Every call to searchResults() injects two security filters before the query reaches build_query():

  • allowedRolesAndUsers: Plone’s security index. The current user’s roles and group memberships are passed as a keyword query, filtering results to objects the user is allowed to see. This is a KeywordIndex query using JSONB ?| overlap, matching the same semantics as ZCatalog’s allowedRolesAndUsers index.

  • effectiveRange: Plone’s publication date filtering. Content with a future effective date or a past expires date is excluded unless the user has the AccessInactivePortalContent permission. This is a DateRangeIndex query using the pgcatalog_to_timestamptz() expression index.

These filters are injected by apply_security_filters() in query.py and cannot be bypassed through the public searchResults() API.

IPGIndexTranslator security contract

Custom index types are supported via IPGIndexTranslator named utilities. These utilities return raw SQL fragments that are inserted directly into WHERE clauses. This is a deliberate design choice for flexibility, but it places security responsibility on the translator implementation.

The security contract is documented in the IPGIndexTranslator interface:

  • All user-supplied values MUST use %(name)s parameter placeholders with corresponding entries in the returned params dict.

  • SQL fragments must never interpolate user input directly.

  • Index and column identifiers in the fragment should be hardcoded constants or validated via validate_identifier().

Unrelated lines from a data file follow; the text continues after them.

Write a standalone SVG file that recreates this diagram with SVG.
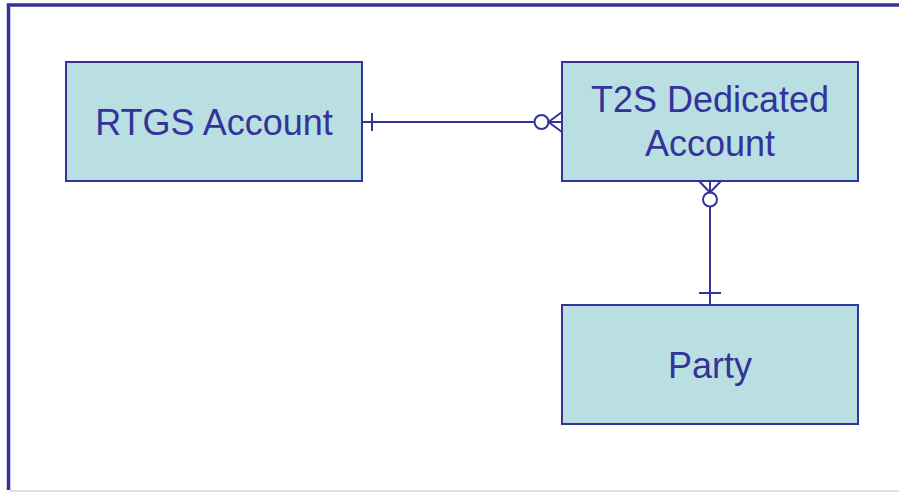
<svg xmlns="http://www.w3.org/2000/svg" width="899" height="492" viewBox="0 0 899 492">
<style>
.box{fill:#b9dfe2;stroke:#333399;stroke-width:2}
.lbl{font-family:"Liberation Sans",Arial,sans-serif;font-size:36px;fill:#333399;text-anchor:middle}
.con{fill:none;stroke:#333399;stroke-width:2}
.frame{fill:none;stroke:#333399;stroke-width:3.5}
</style>
<rect width="899" height="492" fill="#ffffff"/>
<g id="frame">
<path class="frame" d="M8.5,490 V5 H899"/>
<line x1="10" y1="491" x2="899" y2="491" stroke="#d2d2dc" stroke-width="1.5"/>
</g>
<g id="connectors">
<line class="con" x1="362" y1="122" x2="534.5" y2="122"/>
<line class="con" x1="372" y1="113" x2="372" y2="131"/>
<circle class="con" cx="541.5" cy="122" r="7"/>
<path class="con" d="M562,112 L548.5,122 L562,132 M548.5,122 H562"/>
<line class="con" x1="710" y1="206.5" x2="710" y2="305"/>
<line class="con" x1="699" y1="293" x2="721" y2="293"/>
<circle class="con" cx="710" cy="199.5" r="7"/>
<path class="con" d="M699,181 L710,192.5 L721,181 M710,181 V192.5"/>
</g>
<g id="rtgs-account">
<rect class="box" x="66" y="62" width="296" height="119"/>
<text class="lbl" x="214" y="135">RTGS Account</text>
</g>
<g id="t2s-dedicated-account">
<rect class="box" x="562" y="62" width="296" height="119"/>
<text class="lbl" x="710" y="112">T2S Dedicated</text>
<text class="lbl" x="710" y="156">Account</text>
</g>
<g id="party">
<rect class="box" x="562" y="305" width="296" height="119"/>
<text class="lbl" x="710" y="378">Party</text>
</g>
</svg>
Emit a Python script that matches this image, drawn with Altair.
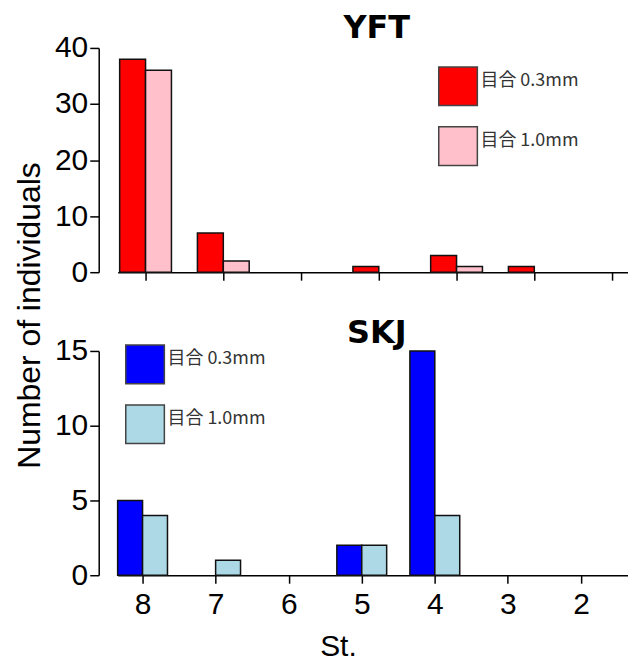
import altair as alt
import pandas as pd

stations = [8, 7, 6, 5, 4, 3, 2]
mesh_labels = ["目合 0.3mm", "目合 1.0mm"]
yft_03 = [38, 7, 0, 1, 3, 1, 0]
yft_10 = [36, 2, 0, 0, 1, 0, 0]
skj_03 = [5, 0, 0, 2, 15, 0, 0]
skj_10 = [4, 1, 0, 2, 4, 0, 0]
yft_colors = ["#ff0000", "#ffc0cb"]
skj_colors = ["#0000ff", "#add8e6"]
yft_ticks = [0, 10, 20, 30, 40]
skj_ticks = [0, 5, 10, 15]


def make_df(a, b):
    rows = []
    for s, v in zip(stations, a):
        rows.append({"st": s, "mesh": mesh_labels[0], "n": v, "k": 0})
    for s, v in zip(stations, b):
        rows.append({"st": s, "mesh": mesh_labels[1], "n": v, "k": 1})
    return pd.DataFrame(rows)


FONT = "Liberation Sans"
W, H = 512, 225


def panel(df, title, title_y, ymax, yticks, colors, xdomain, barw,
          legend_xy, bottom):
    x_axis = alt.Axis(
        values=stations, tickSize=8, tickColor="black", tickWidth=1.5,
        domainColor="black", domainWidth=1.5, grid=False,
        labels=bottom, labelFontSize=30, labelFont=FONT, labelColor="black",
        labelPadding=6,
        title="St." if bottom else None, titleFontSize=30, titleFont=FONT,
        titleFontWeight="normal", titleColor="black", titleX=221, titlePadding=13,
    )
    y_kw = dict(
        values=yticks, tickSize=9, tickColor="black", tickWidth=1.5,
        domainColor="black", domainWidth=1.5, grid=False, offset=19,
        labelFontSize=30, labelFont=FONT, labelColor="black", labelPadding=2,
    )
    if bottom:
        y_axis = alt.Axis(title=None, **y_kw)
    else:
        y_axis = alt.Axis(
            title="Number of individuals", titleFontSize=32, titleFont=FONT,
            titleFontWeight="normal", titleColor="black", titleY=268,
            titlePadding=8, **y_kw,
        )
    bars = (
        alt.Chart(df)
        .transform_filter("datum.n > 0")
        .transform_calculate(
            x0=f"datum.st + {barw} * (1 - datum.k)",
            x1=f"datum.st - {barw} * datum.k",
        )
        .mark_bar(stroke="#111", strokeWidth=1.5)
        .encode(
            x=alt.X("x0:Q", scale=alt.Scale(domain=xdomain, nice=False, zero=False),
                    axis=x_axis),
            x2="x1:Q",
            y=alt.Y("n:Q", scale=alt.Scale(domain=[0, ymax], nice=False), axis=y_axis),
            y2=alt.datum(0),
            color=alt.Color(
                "mesh:N",
                scale=alt.Scale(domain=mesh_labels, range=colors),
                legend=alt.Legend(
                    orient="none", legendX=legend_xy[0], legendY=legend_xy[1],
                    title=None, symbolType="square", symbolSize=1500,
                    symbolStrokeColor="#444", symbolStrokeWidth=1.5,
                    symbolOpacity=1,
                    labelFontSize=18, labelFont="Noto Sans CJK JP",
                    labelColor="#333", labelBaseline="alphabetic",
                    rowPadding=15, padding=0, labelOffset=2,
                ),
            ),
        )
    )
    label = (
        alt.Chart(pd.DataFrame({"t": [title]}))
        .mark_text(font="DejaVu Sans", fontSize=32, fontWeight="bold",
                   align="center", baseline="alphabetic", color="black")
        .encode(text="t:N", x=alt.value(260), y=alt.value(title_y))
    )
    return alt.layer(bars, label).properties(width=W, height=H)


top = panel(make_df(yft_03, yft_10), "YFT", -10, 40, yft_ticks, yft_colors,
            [8.359, 1.795], 0.333, (321, 18), False)
bottom = panel(make_df(skj_03, skj_10), "SKJ", -8, 15, skj_ticks, skj_colors,
               [8.341, 1.356], 0.341, (7, -7), True)

chart = (
    alt.vconcat(top, bottom, spacing=79, bounds="flush")
    .resolve_scale(color="independent", x="independent", y="independent")
    .properties(padding={"left": 5, "top": 3, "right": 0, "bottom": 0})
    .configure(background="white", view=alt.ViewConfig(stroke=None, strokeWidth=0))
)

chart.save("out.html", embed_options={"renderer": "svg", "actions": False})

Translator authors who violate this contract introduce SQL injection vulnerabilities. The interface docstring makes this explicit:

The query() method returns a raw SQL fragment that is appended directly to the WHERE clause – never interpolate user input into this fragment.

Connection safety

Closed connection checks

release_request_connection() checks conn.closed before returning a connection to the pool. A connection that was closed by PostgreSQL (due to timeout, server restart, or network failure) is not returned to the pool, preventing subsequent queries from failing with a stale connection error.

Autocommit mode

Pool connections operate in autocommit mode. This prevents long-running transactions from holding locks or accumulating WAL overhead. Each query is its own transaction, committed immediately.

The exception is the storage instance connection (used for read queries), which runs inside a REPEATABLE READ transaction managed by zodb-pgjsonb. This transaction has a well-defined lifecycle tied to the ZODB connection, and is cleaned up when the ZODB connection is released.

Advisory lock serialization

ZODB’s tpc_finish uses PostgreSQL advisory locks to serialize transaction ID (TID) generation. This prevents race conditions where two concurrent commits could generate the same TID. The advisory lock is held only for the duration of TID assignment and released immediately, minimizing contention.